TASK TO CARRY OUT ▸
Extract the full listing verbatim and drop any pictures from your copy.

PROVIDED DATA ▸
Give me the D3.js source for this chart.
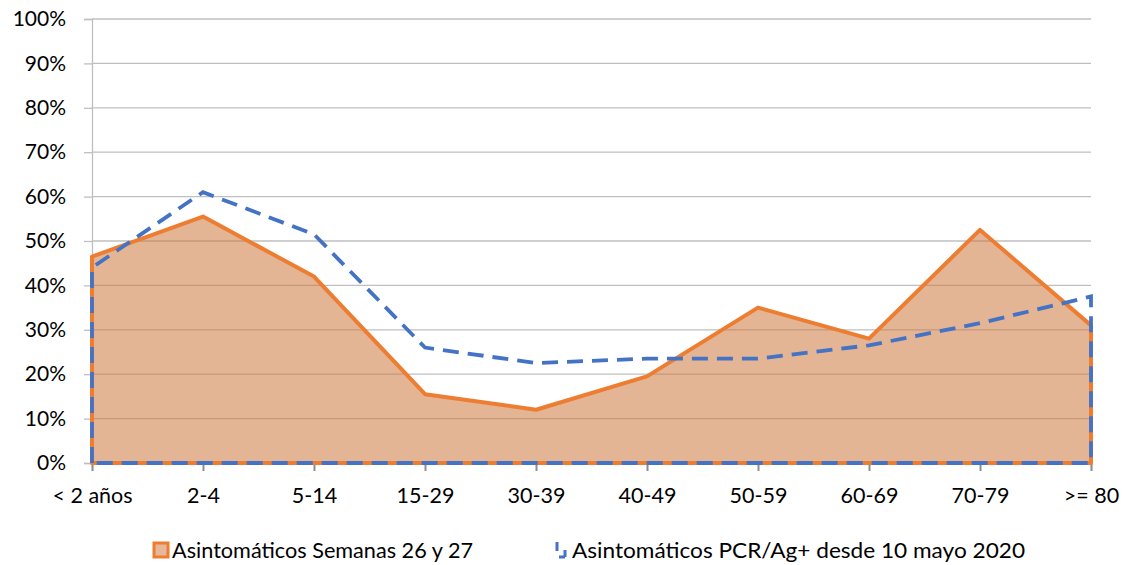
<!DOCTYPE html>
<html><head><meta charset="utf-8">
<script src="https://cdn.jsdelivr.net/npm/d3@7/dist/d3.min.js"></script>
<style>body{margin:0;background:#fff}svg{display:block}text{font-family:Lato,"Open Sans",sans-serif;fill:#000}</style>
</head><body><svg id="c" width="1124" height="565"></svg>
<script>
const categories = ["< 2 años","2-4","5-14","15-29","30-39","40-49","50-59","60-69","70-79",">= 80"];
const semanas = [0.465,0.555,0.42,0.155,0.12,0.195,0.35,0.28,0.525,0.31];
const pcr = [0.44,0.61,0.515,0.26,0.225,0.235,0.235,0.265,0.315,0.375];
const yTicks = [0,0.1,0.2,0.3,0.4,0.5,0.6,0.7,0.8,0.9,1];
const legendLabels = ["Asintomáticos Semanas 26 y 27","Asintomáticos PCR/Ag+ desde 10 mayo 2020"];

const svg = d3.select("#c");
const L=92,R=1091,T=19,B=463;
const x = d3.scalePoint().domain(categories).range([L,R]);
const y = d3.scaleLinear().domain([0,1]).range([B,T]);

// gridlines
svg.append("g").selectAll("line").data(yTicks.filter(d=>d>0)).join("line")
 .attr("x1",L).attr("x2",R).attr("y1",d=>y(d)).attr("y2",d=>y(d))
 .attr("stroke","#bfbfbf").attr("stroke-width",1.3);

// y axis
const ya = svg.append("g").attr("transform",`translate(${L},0)`)
 .call(d3.axisLeft(y).tickValues(yTicks).tickFormat(d3.format(".0%")).tickSize(8).tickPadding(18));
ya.select(".domain").attr("stroke","#bfbfbf").attr("stroke-width",1.3);
ya.selectAll(".tick line").attr("stroke","#bfbfbf").attr("stroke-width",1.3);
ya.selectAll("text").attr("font-size",21).attr("font-family","Lato,'Open Sans',sans-serif").attr("fill","#000");

// x axis
const xa = svg.append("g").attr("transform",`translate(0,${B})`)
 .call(d3.axisBottom(x).tickSize(8).tickPadding(17));
xa.select(".domain").attr("stroke","#bfbfbf").attr("stroke-width",1.3);
xa.selectAll(".tick line").attr("stroke","#8c8c8c").attr("stroke-width",2);
xa.selectAll("text").attr("font-size",21.5).attr("font-family","Lato,'Open Sans',sans-serif").attr("fill","#000");

// orange area
const area = d3.area().x((d,i)=>x(categories[i])).y0(y(0)).y1(d=>y(d));
const outline = vals => {
  const pts = vals.map((v,i)=>[x(categories[i]),y(v)]);
  return "M"+[[x(categories[0]),y(0)],...pts,[x(categories[categories.length-1]),y(0)]].map(p=>p.join(",")).join("L")+"Z";
};
svg.append("path").attr("d",area(semanas)).attr("fill","rgb(205,120,60)").attr("fill-opacity",0.55);
svg.append("path").attr("d",outline(semanas)).attr("fill","none").attr("stroke","#ed7d31").attr("stroke-width",4).attr("stroke-linejoin","round");
// blue dashed area outline
svg.append("path").attr("d",outline(pcr)).attr("fill","none").attr("stroke","#4472c4").attr("stroke-width",3.8)
 .attr("stroke-dasharray","16,9");

// legend
const lg = svg.append("g");
lg.append("rect").attr("x",154).attr("y",543).attr("width",14).attr("height",14)
 .attr("fill","#e7b79a").attr("stroke","#ed7d31").attr("stroke-width",3);
lg.append("text").attr("x",172).attr("y",558).attr("font-size",21.5).attr("textLength",301).attr("lengthAdjust","spacingAndGlyphs").text(legendLabels[0]);
lg.append("path").attr("d","M557,542L557,551M559,557L565,557M565,557L565,550").attr("stroke","#4472c4").attr("stroke-width",3).attr("fill","none");
lg.append("text").attr("x",572).attr("y",558).attr("font-size",21.5).attr("textLength",453).attr("lengthAdjust","spacingAndGlyphs").text(legendLabels[1]);
</script></body></html>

EXERCISE RESULT ▸
Give me the D3.js source for this chart.
<!DOCTYPE html>
<html><head><meta charset="utf-8">
<script src="https://cdn.jsdelivr.net/npm/d3@7/dist/d3.min.js"></script>
<style>body{margin:0;background:#fff}svg{display:block}text{font-family:Lato,"Open Sans",sans-serif;fill:#000}</style>
</head><body><svg id="c" width="1124" height="565"></svg>
<script>
const categories = ["< 2 años","2-4","5-14","15-29","30-39","40-49","50-59","60-69","70-79",">= 80"];
const semanas = [0.465,0.555,0.42,0.155,0.12,0.195,0.35,0.28,0.525,0.31];
const pcr = [0.44,0.61,0.515,0.26,0.225,0.235,0.235,0.265,0.315,0.375];
const yTicks = [0,0.1,0.2,0.3,0.4,0.5,0.6,0.7,0.8,0.9,1];
const legendLabels = ["Asintomáticos Semanas 26 y 27","Asintomáticos PCR/Ag+ desde 10 mayo 2020"];

const svg = d3.select("#c");
const L=92,R=1091,T=19,B=463;
const x = d3.scalePoint().domain(categories).range([L,R]);
const y = d3.scaleLinear().domain([0,1]).range([B,T]);

// gridlines
svg.append("g").selectAll("line").data(yTicks.filter(d=>d>0)).join("line")
 .attr("x1",L).attr("x2",R).attr("y1",d=>y(d)).attr("y2",d=>y(d))
 .attr("stroke","#bfbfbf").attr("stroke-width",1.3);

// y axis
const ya = svg.append("g").attr("transform",`translate(${L},0)`)
 .call(d3.axisLeft(y).tickValues(yTicks).tickFormat(d3.format(".0%")).tickSize(8).tickPadding(18));
ya.select(".domain").attr("stroke","#bfbfbf").attr("stroke-width",1.3);
ya.selectAll(".tick line").attr("stroke","#bfbfbf").attr("stroke-width",1.3);
ya.selectAll("text").attr("font-size",21).attr("font-family","Lato,'Open Sans',sans-serif").attr("fill","#000");

// x axis
const xa = svg.append("g").attr("transform",`translate(0,${B})`)
 .call(d3.axisBottom(x).tickSize(8).tickPadding(17));
xa.select(".domain").attr("stroke","#bfbfbf").attr("stroke-width",1.3);
xa.selectAll(".tick line").attr("stroke","#8c8c8c").attr("stroke-width",2);
xa.selectAll("text").attr("font-size",21.5).attr("font-family","Lato,'Open Sans',sans-serif").attr("fill","#000");

// orange area
const area = d3.area().x((d,i)=>x(categories[i])).y0(y(0)).y1(d=>y(d));
const outline = vals => {
  const pts = vals.map((v,i)=>[x(categories[i]),y(v)]);
  return "M"+[[x(categories[0]),y(0)],...pts,[x(categories[categories.length-1]),y(0)]].map(p=>p.join(",")).join("L")+"Z";
};
svg.append("path").attr("d",area(semanas)).attr("fill","rgb(205,120,60)").attr("fill-opacity",0.55);
svg.append("path").attr("d",outline(semanas)).attr("fill","none").attr("stroke","#ed7d31").attr("stroke-width",4).attr("stroke-linejoin","round");
// blue dashed area outline
svg.append("path").attr("d",outline(pcr)).attr("fill","none").attr("stroke","#4472c4").attr("stroke-width",3.8)
 .attr("stroke-dasharray","16,9");

// legend
const lg = svg.append("g");
lg.append("rect").attr("x",154).attr("y",543).attr("width",14).attr("height",14)
 .attr("fill","#e7b79a").attr("stroke","#ed7d31").attr("stroke-width",3);
lg.append("text").attr("x",172).attr("y",558).attr("font-size",21.5).attr("textLength",301).attr("lengthAdjust","spacingAndGlyphs").text(legendLabels[0]);
lg.append("path").attr("d","M557,542L557,551M559,557L565,557M565,557L565,550").attr("stroke","#4472c4").attr("stroke-width",3).attr("fill","none");
lg.append("text").attr("x",572).attr("y",558).attr("font-size",21.5).attr("textLength",453).attr("lengthAdjust","spacingAndGlyphs").text(legendLabels[1]);
</script></body></html>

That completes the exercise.